The philosophy of action takes up most of the book because the range of concepts it involves is large and complex, and the dominant ideas about them are deeply rooted in early modern philosophy. My aim in this part of the book is analytical rather than historical, as it is throughout, but I have included a certain amount of historical material because even the ideas that philosophers imagine they spin out of themselves like spiders have long and complicated histories, and we cannot hope to understand them, or assess them properly, or improve on them, unless we know about their past. Philosophy is not a formal discipline: logical acumen is not enough.

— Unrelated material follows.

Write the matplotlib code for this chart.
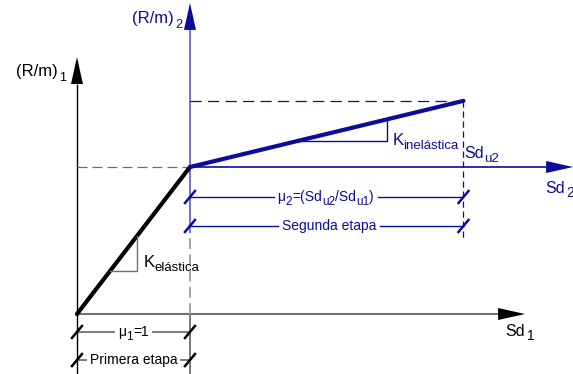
import matplotlib.pyplot as plt
from matplotlib.patches import Polygon
from matplotlib.transforms import offset_copy

plt.rcParams['font.family'] = ['Liberation Sans', 'DejaVu Sans']

# curva bilineal: desplazamiento normalizado (Sd / Sd_u1) y resistencia normalizada
sd_elastica = [0.0, 1.0]
rm_elastica = [0.0, 1.0]
sd_inelastica = [1.0, 3.42]
rm_inelastica = [1.0, 1.45]

AZUL = '#0c0c9c'
AZUL_EJE = '#5c5cc8'
GRIS = '#707070'

fig = plt.figure(figsize=(5.73, 3.74), dpi=100)
ax = fig.add_axes([0, 0, 1, 1])
x0, x1 = -0.681, 4.389
y0, y1 = -0.408, 2.136
ax.set_xlim(x0, x1)
ax.set_ylim(y0, y1)
ax.axis('off')
renderer = fig.canvas.get_renderer()

# pixeles por unidad
px = 573 / (x1 - x0)
py = 374 / (y1 - y0)


def flecha(xa, ya, xb, yb, color, lw, cabeza='k'):
    # linea + punta triangular
    L, W = 27, 6
    if ya == yb:
        xs = xb - L / px
        ax.plot([xa, xs], [ya, yb], color=color, lw=lw, solid_capstyle='butt')
        pts = [(xs, yb - W / py), (xs, yb + W / py), (xb, yb)]
    else:
        ys = yb - L / py
        ax.plot([xa, xb], [ya, ys], color=color, lw=lw, solid_capstyle='butt')
        pts = [(xb - W / px, ys), (xb + W / px, ys), (xb, yb)]
    ax.add_patch(Polygon(pts, closed=True, color=cabeza, lw=0))


def rotulo(x, y, partes, size, color, ha='left', sub=None, baja=5, hueco=0):
    # texto con subindices: partes = [(texto, es_subindice), ...]
    sub = sub or size * 0.78
    arts = []
    for s, es_sub in partes:
        t = ax.text(x, y, s, fontsize=sub if es_sub else size, color=color,
                    ha='left', va='baseline')
        arts.append((t, es_sub))
    anchos = [t.get_window_extent(renderer).width + (hueco if es_sub else 0)
              for t, es_sub in arts]
    total = sum(anchos)
    off = {'left': 0, 'center': -total / 2, 'right': -total}[ha]
    for (t, es_sub), w in zip(arts, anchos):
        dx = off + (hueco if es_sub else 0)
        t.set_transform(offset_copy(ax.transData, fig=fig, x=dx,
                                    y=-baja if es_sub else 0, units='dots'))
        off += w
    return total


def marca(x, y, color):
    ax.plot([x - 5 / px, x + 5 / px], [y - 6 / py, y + 6 / py], color=color, lw=1.8)


def cota(xa, xb, y, partes, color, lw, tick_color, xc=None):
    xc = (xa + xb) / 2 if xc is None else xc
    w = rotulo(xc, y - 4 / py, partes, 10, color, ha='center', sub=8.5, baja=4)
    gap = (w / 2 + 4) / px
    ax.plot([xa, xc - gap], [y, y], color=color if color == AZUL else GRIS, lw=lw)
    ax.plot([xc + gap, xb], [y, y], color=color if color == AZUL else GRIS, lw=lw)
    marca(xa, y, tick_color)
    marca(xb, y, tick_color)


sd_y, rm_y = sd_elastica[1], rm_elastica[1]
sd_u, rm_u = sd_inelastica[1], rm_inelastica[1]

# ejes primera etapa
flecha(0, y0, 0, 1.748, 'k', 1.0)
ax.plot([sd_y, sd_y], [y0, 0], color=GRIS, lw=1.3)
flecha(0, 0, 3.965, 0, GRIS, 1.5)
ax.plot([0, sd_y], [rm_y, rm_y], color=GRIS, lw=0.9, dashes=(8, 4))
ax.plot([sd_y, sd_y], [0, 0.55], color='#a0a0a0', lw=1.3, dashes=(6, 3))

# ejes segunda etapa
flecha(sd_y, 0.55, sd_y, 2.116, AZUL_EJE, 1.2, cabeza=AZUL)
flecha(sd_y, rm_y, 4.39, rm_y, AZUL, 1.2, cabeza=AZUL)
ax.plot([sd_y, sd_u], [rm_u, rm_u], color=AZUL, lw=0.9, dashes=(9, 5))
ax.plot([sd_u, sd_u], [rm_u, 0.52], color=AZUL, lw=0.9, dashes=(5, 3))

# curva
ax.plot(sd_elastica, rm_elastica, color='k', lw=3, solid_capstyle='round')
ax.plot(sd_inelastica, rm_inelastica, color=AZUL, lw=3, solid_capstyle='round')

# triangulos de pendiente
m1 = (rm_elastica[1] - rm_elastica[0]) / (sd_elastica[1] - sd_elastica[0])
yb1, xt1 = 0.29, 0.53
ax.plot([yb1 / m1, xt1, xt1], [yb1, yb1, xt1 * m1], color=GRIS, lw=1.0)
m2 = (rm_inelastica[1] - rm_inelastica[0]) / (sd_inelastica[1] - sd_inelastica[0])
yb2 = 1.18
xt2 = 2.74
ax.plot([sd_y + (yb2 - rm_y) / m2, xt2, xt2], [yb2, yb2, rm_y + (xt2 - sd_y) * m2],
        color=AZUL, lw=1.0)

# cotas
cota(sd_y, sd_u, 0.796, [('μ', 0), ('2', 1), ('=(Sd', 0), ('u2', 1), ('/Sd', 0), ('u1', 1), (')', 0)],
     AZUL, 1.0, AZUL, xc=2.2)
cota(sd_y, sd_u, 0.599, [('Segunda etapa', 0)], AZUL, 1.0, AZUL, xc=2.23)
cota(0, sd_y, -0.122, [('μ', 0), ('1', 1), ('=1', 0)], 'k', 1.3, 'k')
cota(0, sd_y, -0.313, [('Primera etapa', 0)], 'k', 1.3, 'k')

# etiquetas
rotulo(-0.1, 1.62, [('(R/m)', 0), ('1', 1)], 12, 'k', ha='right', sub=9, hueco=1)
rotulo(0.93, 1.98, [('(R/m)', 0), ('2', 1)], 12, AZUL, ha='right', sub=9, hueco=1)
rotulo(3.43, 1.06, [('Sd', 0), ('u2', 1)], 11.5, AZUL, sub=9.5, baja=4)
rotulo(4.14, 0.82, [('Sd', 0), ('2', 1)], 11.5, AZUL, sub=10, baja=4, hueco=2)
rotulo(3.79, -0.15, [('Sd', 0), ('1', 1)], 11.5, 'k', sub=10, baja=4, hueco=2)
rotulo(0.59, 0.32, [('K', 0), ('elástica', 1)], 12, 'k', sub=9.5, baja=4)
rotulo(2.79, 1.15, [('K', 0), ('inelástica', 1)], 12, AZUL, sub=9.5, baja=4)

fig.savefig('out.png', dpi=100)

My approach is therefore partly historical, but my aim is to contribute to the development of the philosophy of action, in two main ways: first, by encouraging an approach to the study of human agency that emphasizes the distinctions between its physical, ethical, psychological, and intellectual dimensions; and second by bringing the most general questions in the theory of knowledge within its compasswhat knowledge is and why it is of value; why, as Julian the Apostate put it, the serpent was a benefactor rather than a destroyer of the human race.
My plan for this book was always to combine epistemology and the philosophy of action, and I always intended to keep the text close to 100,000 words, (p.xi) in the hope that it might be read as a continuous argument, and not just cited or searched. I therefore knew that I would be unable to discuss some important topics in the philosophy of action, and so it has turned out. There is nothing here, or next to nothing, about the social dimension of human action; about deliberating, deciding, and intending; about trying and attempting; about strength, weakness, and freedom of the will; or about processes and events. And there is nothing about so-called mental acts in general, as opposed to acts of will in particular. Consequently, several interesting and influential studies in the philosophy of action do not receive the attention they would require in a more comprehensive work. But like every author, I hope my work will be judged mainly by what I have written, rather than what I have left out.